* Job: Reproduce, please, only the lines from the first line below to the line containing "plt.rcParams['font.family'] = ['Liberation", inclusive.
------------------------------------------------------------
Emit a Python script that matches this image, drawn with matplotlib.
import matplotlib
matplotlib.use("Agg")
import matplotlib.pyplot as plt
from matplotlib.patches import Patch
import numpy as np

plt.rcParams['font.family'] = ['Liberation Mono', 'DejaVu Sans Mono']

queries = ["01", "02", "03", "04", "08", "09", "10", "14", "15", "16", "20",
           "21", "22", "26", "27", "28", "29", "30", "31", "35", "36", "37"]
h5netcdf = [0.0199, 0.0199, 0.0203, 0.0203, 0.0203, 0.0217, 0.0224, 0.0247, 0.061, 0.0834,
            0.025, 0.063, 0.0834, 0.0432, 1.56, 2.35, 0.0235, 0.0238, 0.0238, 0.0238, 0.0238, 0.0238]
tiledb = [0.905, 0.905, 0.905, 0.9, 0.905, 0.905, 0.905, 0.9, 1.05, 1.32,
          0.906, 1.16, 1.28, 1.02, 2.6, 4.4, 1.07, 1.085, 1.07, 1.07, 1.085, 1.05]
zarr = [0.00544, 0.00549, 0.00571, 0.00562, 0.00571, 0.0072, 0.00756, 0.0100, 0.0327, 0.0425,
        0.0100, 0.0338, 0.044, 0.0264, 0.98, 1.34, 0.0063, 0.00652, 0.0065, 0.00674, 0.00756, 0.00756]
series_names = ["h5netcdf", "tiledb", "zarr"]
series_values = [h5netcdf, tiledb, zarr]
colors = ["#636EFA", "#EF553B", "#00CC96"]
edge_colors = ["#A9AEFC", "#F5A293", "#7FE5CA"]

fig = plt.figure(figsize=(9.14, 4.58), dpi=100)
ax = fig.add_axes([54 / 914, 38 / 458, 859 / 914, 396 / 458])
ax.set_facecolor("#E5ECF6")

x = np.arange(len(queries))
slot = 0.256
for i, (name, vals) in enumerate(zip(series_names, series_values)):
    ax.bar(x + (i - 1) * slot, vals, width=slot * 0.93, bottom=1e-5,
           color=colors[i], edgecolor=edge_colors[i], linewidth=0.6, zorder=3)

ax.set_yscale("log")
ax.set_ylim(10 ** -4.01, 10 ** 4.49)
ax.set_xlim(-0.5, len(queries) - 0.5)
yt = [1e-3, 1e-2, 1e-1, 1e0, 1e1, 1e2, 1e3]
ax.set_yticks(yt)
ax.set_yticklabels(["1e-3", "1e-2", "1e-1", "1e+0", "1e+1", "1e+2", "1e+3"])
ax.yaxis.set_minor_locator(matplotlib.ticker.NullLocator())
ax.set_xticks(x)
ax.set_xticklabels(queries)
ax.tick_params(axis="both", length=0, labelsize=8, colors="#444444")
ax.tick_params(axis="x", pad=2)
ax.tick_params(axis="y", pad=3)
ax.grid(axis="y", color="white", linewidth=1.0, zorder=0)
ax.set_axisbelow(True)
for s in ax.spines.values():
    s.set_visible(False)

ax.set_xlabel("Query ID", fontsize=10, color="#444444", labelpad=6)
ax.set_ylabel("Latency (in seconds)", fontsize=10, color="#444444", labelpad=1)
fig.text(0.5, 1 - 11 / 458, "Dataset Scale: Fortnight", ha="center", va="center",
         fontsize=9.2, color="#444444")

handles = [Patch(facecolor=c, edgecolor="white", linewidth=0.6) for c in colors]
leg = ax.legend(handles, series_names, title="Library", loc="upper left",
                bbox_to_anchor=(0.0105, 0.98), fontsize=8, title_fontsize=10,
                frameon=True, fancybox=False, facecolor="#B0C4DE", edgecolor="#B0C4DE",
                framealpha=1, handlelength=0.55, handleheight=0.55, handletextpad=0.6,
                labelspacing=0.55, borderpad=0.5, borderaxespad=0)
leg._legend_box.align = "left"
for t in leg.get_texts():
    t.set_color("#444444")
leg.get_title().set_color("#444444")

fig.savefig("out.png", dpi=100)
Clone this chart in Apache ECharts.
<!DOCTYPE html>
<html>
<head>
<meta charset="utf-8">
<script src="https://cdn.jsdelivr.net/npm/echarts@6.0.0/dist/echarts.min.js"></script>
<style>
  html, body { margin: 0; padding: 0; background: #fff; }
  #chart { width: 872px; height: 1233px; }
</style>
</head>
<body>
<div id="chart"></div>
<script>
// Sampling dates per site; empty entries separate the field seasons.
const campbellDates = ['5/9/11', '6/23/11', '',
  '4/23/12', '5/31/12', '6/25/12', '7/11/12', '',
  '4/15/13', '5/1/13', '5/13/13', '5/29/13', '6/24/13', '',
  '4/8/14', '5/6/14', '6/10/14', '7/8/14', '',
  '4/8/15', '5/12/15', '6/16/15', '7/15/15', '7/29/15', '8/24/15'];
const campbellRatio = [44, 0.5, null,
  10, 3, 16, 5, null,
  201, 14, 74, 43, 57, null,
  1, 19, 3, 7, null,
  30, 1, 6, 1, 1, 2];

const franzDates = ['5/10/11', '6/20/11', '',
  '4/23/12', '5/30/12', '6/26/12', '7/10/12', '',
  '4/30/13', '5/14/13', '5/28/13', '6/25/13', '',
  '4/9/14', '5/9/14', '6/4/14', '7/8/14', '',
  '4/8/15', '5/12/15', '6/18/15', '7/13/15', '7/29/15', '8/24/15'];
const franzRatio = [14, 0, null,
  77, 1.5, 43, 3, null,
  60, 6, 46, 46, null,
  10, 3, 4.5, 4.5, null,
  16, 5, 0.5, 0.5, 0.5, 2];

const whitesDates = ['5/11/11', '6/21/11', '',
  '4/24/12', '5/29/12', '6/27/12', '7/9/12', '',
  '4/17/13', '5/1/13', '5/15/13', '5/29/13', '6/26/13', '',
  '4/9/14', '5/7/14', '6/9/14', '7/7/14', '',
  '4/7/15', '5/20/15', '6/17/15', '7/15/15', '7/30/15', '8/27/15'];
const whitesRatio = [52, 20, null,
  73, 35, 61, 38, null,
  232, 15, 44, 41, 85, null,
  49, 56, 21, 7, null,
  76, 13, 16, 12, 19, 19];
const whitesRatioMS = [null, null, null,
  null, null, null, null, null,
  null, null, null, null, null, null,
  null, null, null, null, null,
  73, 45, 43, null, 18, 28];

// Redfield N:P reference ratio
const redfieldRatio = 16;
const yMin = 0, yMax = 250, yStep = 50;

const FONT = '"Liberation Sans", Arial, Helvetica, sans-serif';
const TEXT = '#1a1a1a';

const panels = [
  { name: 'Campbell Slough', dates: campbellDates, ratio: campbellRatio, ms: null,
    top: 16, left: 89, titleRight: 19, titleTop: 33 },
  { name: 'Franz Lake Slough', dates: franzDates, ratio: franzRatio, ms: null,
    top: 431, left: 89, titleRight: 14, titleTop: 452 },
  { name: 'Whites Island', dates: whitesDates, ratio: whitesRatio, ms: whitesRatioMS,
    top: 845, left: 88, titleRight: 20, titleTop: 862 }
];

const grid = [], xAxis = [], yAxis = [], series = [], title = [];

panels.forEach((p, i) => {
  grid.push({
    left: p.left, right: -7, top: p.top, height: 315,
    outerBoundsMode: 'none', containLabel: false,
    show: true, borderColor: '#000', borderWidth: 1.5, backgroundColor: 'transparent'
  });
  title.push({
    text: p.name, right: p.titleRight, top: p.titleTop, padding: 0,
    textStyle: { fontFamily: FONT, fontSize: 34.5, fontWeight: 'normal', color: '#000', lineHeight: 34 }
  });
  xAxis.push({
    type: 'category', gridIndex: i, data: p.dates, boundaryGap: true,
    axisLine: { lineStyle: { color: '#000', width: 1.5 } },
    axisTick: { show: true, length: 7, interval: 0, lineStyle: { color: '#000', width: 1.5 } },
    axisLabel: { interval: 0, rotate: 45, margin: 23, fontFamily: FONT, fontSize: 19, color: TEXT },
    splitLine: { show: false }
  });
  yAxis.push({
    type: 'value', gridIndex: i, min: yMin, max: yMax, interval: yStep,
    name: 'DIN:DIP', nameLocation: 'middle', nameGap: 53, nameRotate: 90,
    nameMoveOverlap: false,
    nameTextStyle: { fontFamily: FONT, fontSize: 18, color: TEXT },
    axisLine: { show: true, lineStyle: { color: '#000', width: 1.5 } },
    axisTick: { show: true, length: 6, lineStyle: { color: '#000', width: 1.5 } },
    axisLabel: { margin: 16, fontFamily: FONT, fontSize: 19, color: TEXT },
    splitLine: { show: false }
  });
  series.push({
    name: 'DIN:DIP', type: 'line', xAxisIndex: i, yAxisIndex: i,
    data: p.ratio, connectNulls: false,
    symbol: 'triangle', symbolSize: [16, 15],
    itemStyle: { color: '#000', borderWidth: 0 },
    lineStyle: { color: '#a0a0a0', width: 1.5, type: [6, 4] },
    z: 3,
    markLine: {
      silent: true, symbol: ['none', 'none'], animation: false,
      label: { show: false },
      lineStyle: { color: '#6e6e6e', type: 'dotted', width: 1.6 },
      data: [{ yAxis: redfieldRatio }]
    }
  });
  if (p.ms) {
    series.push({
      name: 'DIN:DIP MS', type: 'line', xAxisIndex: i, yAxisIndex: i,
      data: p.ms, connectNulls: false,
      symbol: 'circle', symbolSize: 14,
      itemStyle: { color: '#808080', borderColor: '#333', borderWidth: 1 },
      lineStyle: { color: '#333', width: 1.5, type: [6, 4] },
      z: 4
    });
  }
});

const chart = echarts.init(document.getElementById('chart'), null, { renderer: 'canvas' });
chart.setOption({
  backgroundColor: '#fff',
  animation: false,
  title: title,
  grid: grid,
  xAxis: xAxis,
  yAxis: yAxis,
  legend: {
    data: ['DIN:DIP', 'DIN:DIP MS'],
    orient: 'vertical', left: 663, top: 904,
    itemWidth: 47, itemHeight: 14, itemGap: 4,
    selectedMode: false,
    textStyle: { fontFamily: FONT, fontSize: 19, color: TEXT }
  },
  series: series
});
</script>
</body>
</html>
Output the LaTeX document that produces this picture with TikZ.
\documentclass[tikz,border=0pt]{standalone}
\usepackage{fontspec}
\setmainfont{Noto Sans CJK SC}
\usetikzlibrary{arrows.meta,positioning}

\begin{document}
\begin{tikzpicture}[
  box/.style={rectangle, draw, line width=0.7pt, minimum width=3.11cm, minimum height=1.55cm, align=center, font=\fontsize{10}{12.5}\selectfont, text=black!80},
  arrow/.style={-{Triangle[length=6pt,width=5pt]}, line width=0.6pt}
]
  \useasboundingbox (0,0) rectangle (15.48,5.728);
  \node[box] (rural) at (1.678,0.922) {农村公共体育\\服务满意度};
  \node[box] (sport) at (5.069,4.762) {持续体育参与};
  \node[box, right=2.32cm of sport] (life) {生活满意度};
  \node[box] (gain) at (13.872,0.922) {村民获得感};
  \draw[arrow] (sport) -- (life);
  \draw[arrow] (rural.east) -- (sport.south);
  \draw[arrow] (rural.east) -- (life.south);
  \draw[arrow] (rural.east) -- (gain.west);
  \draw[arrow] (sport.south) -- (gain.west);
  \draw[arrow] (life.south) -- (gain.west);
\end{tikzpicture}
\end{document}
------------------------------------------------------------
* Correct output:
Emit a Python script that matches this image, drawn with matplotlib.
import matplotlib
matplotlib.use("Agg")
import matplotlib.pyplot as plt
from matplotlib.patches import Patch
import numpy as np

plt.rcParams['font.family'] = ['Liberation Mono', 'DejaVu Sans Mono']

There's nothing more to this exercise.